Berdasarkan surat Welly tersebut, dengan dimulainya proses kasasi maka putusan homoligasi belum memiliki kekuatan hukum tetap dan final. Sehingga, ketentuan yang diatur dalam rencana perdamaian (sepanjang ketentuan-ketentuan tersebut mensyarakan rencana perdamaian untuk memiliki kekuatan hukum dan final) masih belum berlaku.

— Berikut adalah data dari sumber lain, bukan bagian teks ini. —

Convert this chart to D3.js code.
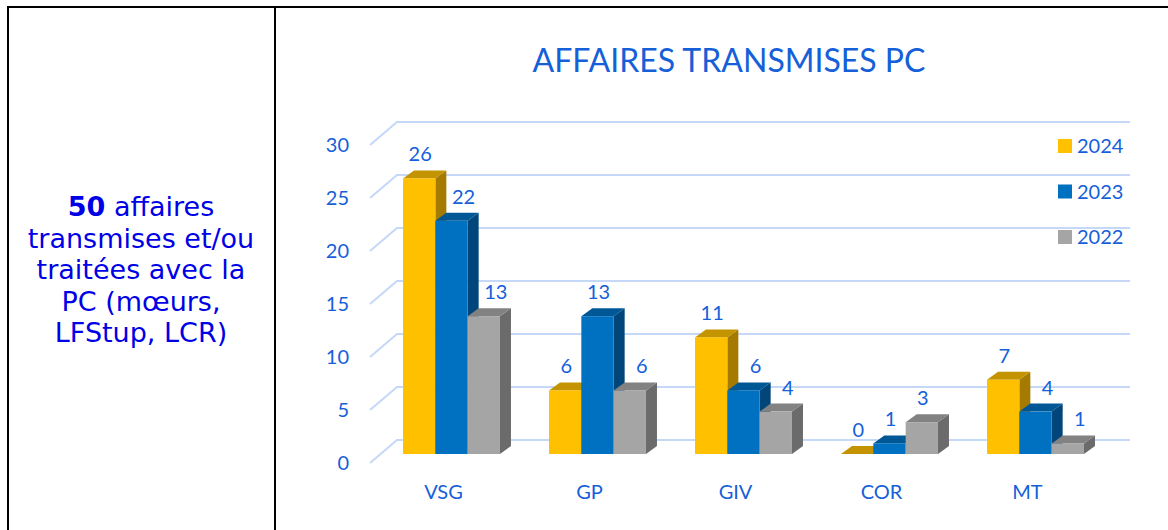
<!DOCTYPE html>
<meta charset="utf-8">
<style>
body { margin: 0; background: #fff; }
.lab { font-family: Lato, "Open Sans", sans-serif; font-size: 20px; fill: #1560D9; }
.side { font-family: "DejaVu Sans", Verdana, sans-serif; font-size: 27px; fill: #0000E6; }
</style>
<body>
<script src="https://cdn.jsdelivr.net/npm/d3@7"></script>
<script>

var width = 1168,
    height = 530;

var categories = ["VSG", "GP", "GIV", "COR", "MT"];
var years = ["2024", "2023", "2022"];
var v2024 = [26, 6, 11, 0, 7];
var v2023 = [22, 13, 6, 1, 4];
var v2022 = [13, 6, 4, 3, 1];
var yTicks = [0, 5, 10, 15, 20, 25, 30];
var sideLines = ["transmises et/ou", "traitées avec la", "PC (mœurs,", "LFStup, LCR)"];

var series = [v2024, v2023, v2022];
var faceColors = ["#FFC000", "#0070C0", "#A5A5A5"];
var topColors = ["#C39300", "#005796", "#828282"];
var sideColors = ["#A47B00", "#00467A", "#6B6B6B"];

// 3d offsets
var dx = 11, dy = 8;          // bar depth
var wallX = 27, wallY = 23;   // floor depth (front edge -> back wall)

var svg = d3.select("body").append("svg")
    .attr("width", width)
    .attr("height", height);

// table borders
svg.append("path")
    .attr("d", "M8,530 V7 H1168 M275,7 V530")
    .attr("fill", "none")
    .attr("stroke", "black")
    .attr("stroke-width", 2);

// left cell text
var st = svg.append("text")
    .attr("class", "side")
    .attr("text-anchor", "middle")
    .attr("x", 141)
    .attr("y", 216);
st.append("tspan").attr("font-weight", "bold").text("50");
st.append("tspan").text(" affaires");

svg.selectAll(".sideLine")
    .data(sideLines)
  .enter().append("text")
    .attr("class", "side")
    .attr("text-anchor", "middle")
    .attr("x", 141)
    .attr("y", function(d, i) { return 247.5 + i * 31.5; })
    .text(function(d) { return d; });

// title
svg.append("text")
    .attr("class", "lab")
    .attr("x", 729)
    .attr("y", 72)
    .attr("text-anchor", "middle")
    .style("font-size", "32px")
    .text("AFFAIRES TRANSMISES PC");

var y = d3.scaleLinear()
    .domain([0, 30])
    .range([454, 136]);

var x = d3.scaleBand()
    .domain(categories)
    .range([378.5, 1108.5])
    .paddingInner(0.336)
    .paddingOuter(0.168);

var xs = d3.scaleBand()
    .domain(years)
    .range([0, x.bandwidth()]);

// gridlines: diagonal on the left + back wall
var grid = svg.append("g")
    .attr("fill", "none")
    .attr("stroke", "#C5D8F7")
    .attr("stroke-width", 2);

grid.selectAll("path")
    .data(yTicks)
  .enter().append("path")
    .attr("d", function(d) {
      var yb = y(d) - 14;
      return "M370," + (yb + wallY) + " L" + (370 + wallX) + "," + yb + " H1130";
    });

svg.selectAll(".tick")
    .data(yTicks)
  .enter().append("text")
    .attr("class", "lab")
    .attr("text-anchor", "end")
    .attr("x", 349)
    .attr("y", function(d) { return y(d) + 16; })
    .text(function(d) { return d; });

// bars
var bars = [];
series.forEach(function(vals, s) {
  vals.forEach(function(v, c) {
    bars.push({ s: s, c: c, v: v,
      prev: s > 0 ? series[s - 1][c] : null });
  });
});

var g = svg.append("g");

series.forEach(function(vals, s) {
  var sel = g.selectAll(".bar" + s)
      .data(bars.filter(function(d) { return d.s === s; }))
    .enter().append("g");

  sel.each(function(d) {
    var el = d3.select(this);
    var x0 = x(categories[d.c]) + xs(years[d.s]),
        w = xs.bandwidth(),
        top = y(d.v),
        bot = y(0);
    el.append("path")
        .attr("fill", sideColors[s])
        .attr("d", "M" + (x0 + w) + "," + top + " l" + dx + "," + (-dy) +
          " V" + (bot - dy) + " L" + (x0 + w) + "," + bot + "Z");
    el.append("path")
        .attr("fill", topColors[s])
        .attr("d", "M" + x0 + "," + top + " l" + dx + "," + (-dy) +
          " h" + w + " l" + (-dx) + "," + dy + "Z");
    if (d.v > 0) {
      el.append("rect")
          .attr("x", x0)
          .attr("y", top)
          .attr("width", w)
          .attr("height", bot - top)
          .attr("fill", faceColors[s]);
    }
  });
});

// value labels
svg.selectAll(".val")
    .data(bars)
  .enter().append("text")
    .attr("class", "lab")
    .attr("text-anchor", "middle")
    .attr("x", function(d) {
      var cx = x(categories[d.c]) + xs(years[d.s]) + xs.bandwidth() / 2 + 1;
      return (d.prev !== null && d.prev > d.v) ? cx + 11 : cx;
    })
    .attr("y", function(d) { return y(d.v) - 17; })
    .text(function(d) { return d.v; });

// category labels
svg.selectAll(".cat")
    .data(categories)
  .enter().append("text")
    .attr("class", "lab")
    .attr("text-anchor", "middle")
    .attr("x", function(d) { return x(d) + x.bandwidth() / 2 - 8; })
    .attr("y", 499)
    .text(function(d) { return d; });

// legend
var leg = svg.selectAll(".leg")
    .data(years)
  .enter().append("g")
    .attr("transform", function(d, i) { return "translate(1058," + (139 + i * 45.5) + ")"; });

leg.append("rect")
    .attr("width", 14)
    .attr("height", 14)
    .attr("fill", function(d, i) { return faceColors[i]; });

leg.append("text")
    .attr("class", "lab")
    .attr("x", 19)
    .attr("y", 14)
    .text(function(d) { return d; });

</script>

Sebelumnya, Sritex sempat mendapat persetujuan Penundaan Kewajiban Pembayaran Utang (PKPU). Saat itu, mayoritas kreditur telah memberikan persetujuan atas proposal rencana perdamaian yang diajukan Sritex dalam rapat kreditur dengan agenda pemungutan suara alias voting yang digelar Jumat 21 Januari lalu.

Berdasarkan data Tim Pengurus PKPU Sritex, 100 persen dari jumlah kreditur separatis yang hadir yang mewakili seluruh tagihan kreditur separatis yang hadir memberikan suara setuju. Sementara itu, sebanyak 75 persen dari jumlah kreditur konkuren yang hadir yang mewakili 67,39 persen dari tagihan kreditur konkuren yang hadir juga memberikan suara setuju.

Bahkan Presiden Direktur Sritex Iwan Setiawan Lukminto sempat memberikan apresiasi atas tercapainya perdamaian, terutama kepada kreditur yang bersedia bekerja sama dalam menyukseskan restrukturisasi perusahaan. Menurut Iwan, dukungan kreditur sangat penting bagi proses perdamaian dan restrukturisasi perusahaan.

"Kami yakin, hubungan baik dan dukungan penuh dari kreditur bisa menjadi landasan bagi perusahaan agar menjadi lebih baik lagi," ujar Iwan dalam keterangan resmi, Rabu, 26 Januari.

Sebagai tambahan informasi, pokok utang yang telah jatuh tempo dan terutang berdasarkan dokumen keuangan asal pada tanggal putusan PKPU yang akan Sritex selesaikan sebesar Rp19,96 triliun.

Jumlah pokok utang tersebut terdiri dari fasilitas bilateral sebesar Rp5,87 triliun serta 178,96 juta dan 7,5 juta euro, fasilitas sindikasi sebesar 350,03 juta dolar AS, utang obligasi sebesar 375 juta dolar AS, utang medium term notes (MTN) sebesar 25 juta dolar AS, dan fasilitas leasing sebesar Rp289,5 miliar dan 1 juta dolara AS.